According to an exclusive interview with reporters Ellen Moynihan and Stephen Rex Brown posted on the NY Daily News Website earlier today, Jackson further elaborated on his motivation for the killing.

He claimed that his intention had been to murder "a young thug" or a "successful older black man with blondes", corroborating statements he made to NYPD investigators about his anger over black men being in interracial relationships with white women.

Jackson, who attended a prestigious Quaker Friends school as a child and served in the Army as a military intelligence officer, was raised by parents who were liberal in their political beliefs, but he claims he began hating black men as early as 3 years-old.

He also told the Daily News that he felt that "The white race is being eroded" and that he wished that it was "1950's America".  

Thoughts that echo the kind of divisiveness cultivated by Donald Trump's campaign, views promoted by two of Trump's key domestic policy advisors, Stephen Bannon and Stephen Miller.

Was Jackson somehow "inspired" to carry out his twisted act of hatred by Dylann Roof's heinous, cold-blooded murder of nine innocent African-Americans at a Bible study in South Carolina back on June 17, 2015?
Roof's friend Joey Meeks sentenced to 27 months
Back on January 12 federal jurors sentenced Roof to the death penalty for his actions.

And that horrific racist killing was back in the news again last week after 22-year-old Joey Meeks, a childhood friend of Roof's from Lexington, South Carolina was sentenced to 27 months in prison for telling others not to turn Roof in to authorities.

As Andrew Knapp reported in an article for the Post and Courier last Tuesday, U.S. District Court Judge Richard Gergel told the courtroom that Meeks "knew who (the gunman was)" and "affirmatively acted to stop someone else from reporting it" to authorities.

As Knapp reported, Meeks and Roof often spoke of their racist beliefs together while drinking, doing drugs and playing video games.

And Roof had specifically told Meeks of his intention to murder innocent African-Americans with a handgun.

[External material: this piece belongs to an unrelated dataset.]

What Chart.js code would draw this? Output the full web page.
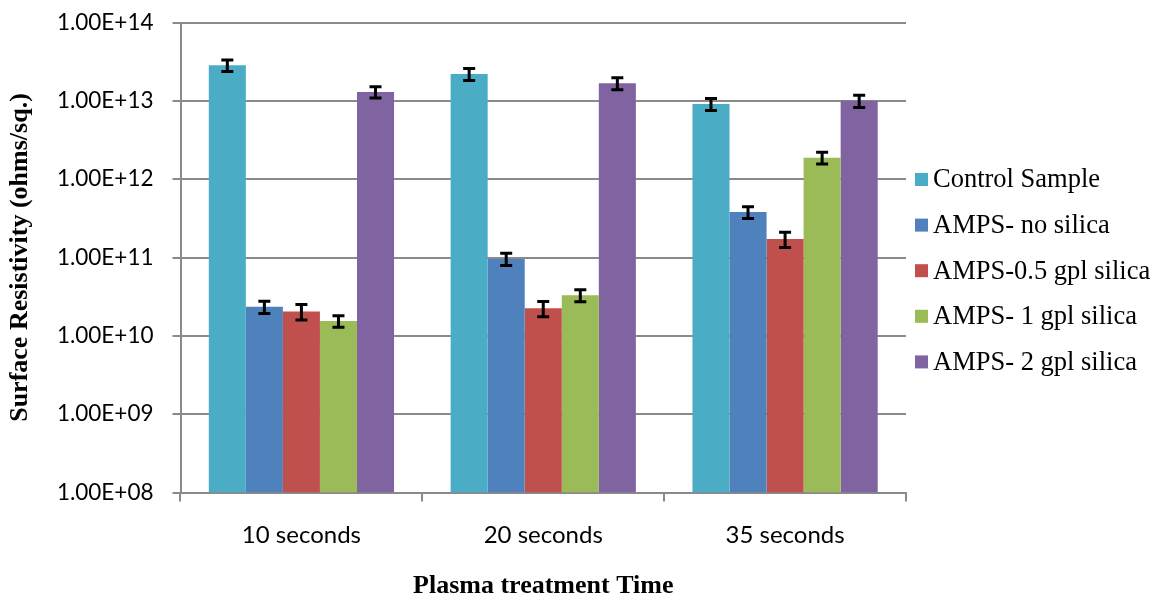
<!DOCTYPE html>
<html>
<head>
<meta charset="utf-8">
<script src="https://cdn.jsdelivr.net/npm/chart.js@4.4.1/dist/chart.umd.min.js"></script>
<style>
  html, body { margin: 0; padding: 0; background: #ffffff; }
  #wrap { width: 1161px; height: 599px; }
</style>
</head>
<body>
<div id="wrap"><canvas id="chart" width="1161" height="599"></canvas></div>
<script>
// Plasma treatment time groups
const categories = ['10 seconds', '20 seconds', '35 seconds'];

// Series names
const seriesNames = [
  'Control Sample',
  'AMPS- no silica',
  'AMPS-0.5 gpl silica',
  'AMPS- 1 gpl silica',
  'AMPS- 2 gpl silica'
];

// Surface resistivity (ohms/sq.) per series, one value per treatment time
const controlSample = [2.85e13, 2.2e13, 9.1e12];
const ampsNoSilica  = [2.35e10, 9.6e10, 3.8e11];
const amps05Silica  = [2.05e10, 2.25e10, 1.72e11];
const amps1Silica   = [1.55e10, 3.3e10, 1.88e12];
const amps2Silica   = [1.3e13, 1.68e13, 1.0e13];

// Standard error (same units) for each bar
const controlErr = [4.8e12, 3.8e12, 1.6e12];
const noSilicaErr = [4.2e9, 1.7e10, 6.6e10];
const silica05Err = [4.6e9, 5.0e9, 3.8e10];
const silica1Err  = [2.6e9, 5.8e9, 3.2e11];
const silica2Err  = [2.1e12, 2.9e12, 1.75e12];

// Logarithmic axis ticks
const yTickValues = [1e8, 1e9, 1e10, 1e11, 1e12, 1e13, 1e14];
const yTickLabels = ['1.00E+08', '1.00E+09', '1.00E+10', '1.00E+11', '1.00E+12', '1.00E+13', '1.00E+14'];

const seriesValues = [controlSample, ampsNoSilica, amps05Silica, amps1Silica, amps2Silica];
const seriesErrors = [controlErr, noSilicaErr, silica05Err, silica1Err, silica2Err];
const seriesColors = ['#4BACC6', '#4F81BD', '#C0504D', '#9BBB59', '#8064A2'];

const GRID = '#8a8a8a';

// Symmetric error bars drawn on top of each bar
const errorBarPlugin = {
  id: 'errorBars',
  afterDatasetsDraw(chart) {
    const ctx = chart.ctx;
    const yScale = chart.scales.y;
    ctx.save();
    ctx.strokeStyle = '#000000';
    ctx.lineWidth = 3;
    chart.data.datasets.forEach((ds, i) => {
      const meta = chart.getDatasetMeta(i);
      meta.data.forEach((bar, j) => {
        const v = ds.data[j];
        const e = ds.errors[j];
        const yHi = yScale.getPixelForValue(v + e);
        const yLo = yScale.getPixelForValue(v - e);
        const x = bar.x;
        const half = 6;
        ctx.beginPath();
        ctx.moveTo(x, yHi); ctx.lineTo(x, yLo);
        ctx.moveTo(x - half, yHi); ctx.lineTo(x + half, yHi);
        ctx.moveTo(x - half, yLo); ctx.lineTo(x + half, yLo);
        ctx.stroke();
      });
    });
    ctx.restore();
  }
};

// Legend column to the right of the plot area
const sideLegendPlugin = {
  id: 'sideLegend',
  afterDraw(chart) {
    const ctx = chart.ctx;
    ctx.save();
    ctx.font = '26.5px "Liberation Serif", "Times New Roman", serif';
    ctx.textBaseline = 'middle';
    ctx.textAlign = 'left';
    chart.data.datasets.forEach((ds, i) => {
      const cy = 179.5 + i * 45.6;
      ctx.fillStyle = ds.backgroundColor;
      ctx.fillRect(915, cy - 6.5, 13, 13);
      ctx.fillStyle = '#000000';
      ctx.fillText(ds.label, 933, cy + 1);
    });
    ctx.restore();
  }
};

new Chart(document.getElementById('chart'), {
  type: 'bar',
  data: {
    labels: categories,
    datasets: seriesNames.map((name, i) => ({
      label: name,
      data: seriesValues[i],
      errors: seriesErrors[i],
      backgroundColor: seriesColors[i],
      borderWidth: 0,
      categoryPercentage: 0.766,
      barPercentage: 1.0
    }))
  },
  options: {
    responsive: false,
    animation: false,
    devicePixelRatio: 1,
    layout: { padding: { left: 0, top: 22.5, right: 255, bottom: 0 } },
    plugins: {
      legend: { display: false },
      tooltip: { enabled: false }
    },
    scales: {
      x: {
        grid: {
          offset: true,
          drawOnChartArea: false,
          drawTicks: true,
          tickLength: 9,
          color: GRID,
          lineWidth: 2
        },
        border: { color: GRID, width: 2 },
        ticks: {
          color: '#000000',
          font: { family: 'Lato', size: 24 },
          padding: 19
        },
        title: {
          display: true,
          text: 'Plasma treatment Time',
          color: '#000000',
          font: { family: '"Liberation Serif", "Times New Roman", serif', size: 26, weight: 'bold', lineHeight: 1 },
          padding: { top: 0, bottom: 0 }
        },
        afterFit(scale) {
          scale.height = 106.5;
          scale.paddingLeft = 0;
          scale.paddingRight = 0;
        }
      },
      y: {
        type: 'logarithmic',
        min: yTickValues[0],
        max: yTickValues[yTickValues.length - 1],
        afterBuildTicks(scale) {
          scale.ticks = yTickValues.map(v => ({ value: v }));
        },
        grid: {
          color: GRID,
          lineWidth: 2,
          tickLength: 8
        },
        border: { color: GRID, width: 2 },
        ticks: {
          color: '#000000',
          font: { family: 'Lato', size: 22.5 },
          padding: 19,
          callback(value) {
            const k = yTickValues.indexOf(value);
            return k >= 0 ? yTickLabels[k] : '';
          }
        },
        title: {
          display: true,
          text: 'Surface Resistivity (ohms/sq.)',
          color: '#000000',
          font: { family: '"Liberation Serif", "Times New Roman", serif', size: 26, weight: 'bold', lineHeight: 1 },
          padding: { top: 7, bottom: 0 }
        },
        afterFit(scale) {
          scale.width = 180.5;
          scale.paddingTop = 0;
          scale.paddingBottom = 0;
        }
      }
    }
  },
  plugins: [errorBarPlugin, sideLegendPlugin]
});
</script>
</body>
</html>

After the killings happened, Meeks not only lied to FBI investigators about knowing about Roof's plans, he also told a younger friend not to say anything about knowing that it was Roof who carried out the attack.

US District Judge Richard Gergel
A decision that put the Charleston community in "serious" danger according to Judge Gergel.

As an African-American man, the attacks by both Roof and Jackson are extremely troubling.

With so many different incidents of racial and ethnic hatred having taken place since Trump's election back in November, I can't help but wonder how many other Dylan Roofs or James Harris Jacksons there are out there waiting to lash out at innocent people of color.

It was just last Sunday that I blogged about a man coming into my place of work and calling me a "fucking nigger" to my face because he was upset about the parking spaces in the apartment complex where I work not being cleared of snow.

I'm not saying someone calling me a racial slur in my place of work in any way compares to a man being stabbed repeatedly with an 18-inch sword or being shot multiple times.

But I'm not alone in feeling anxiety about the reality that some white people in this country now feel empowered to lash out at people of color.

Last week I listened to an interesting call-in segment on The Brian Lehrer Show on WNYC about the growing sense of anxiety many people of color are feeling these days; it offers an interesting snapshot if you have a few minutes to listen.

Brian asked callers to share how they're coping with that anxiety, some are praying, one African-American woman now makes sure to always check in with friends and family via social media so they know where she is at all times in the event something happens to her.

Me personally, I try to use writing to explore and process my feelings about what's happening in the country - but as the horrific death of Timothy Caughman demonstrates, that's not always easy,

And it doesn't always offer comfort or solace in the face of such racially motivated fury.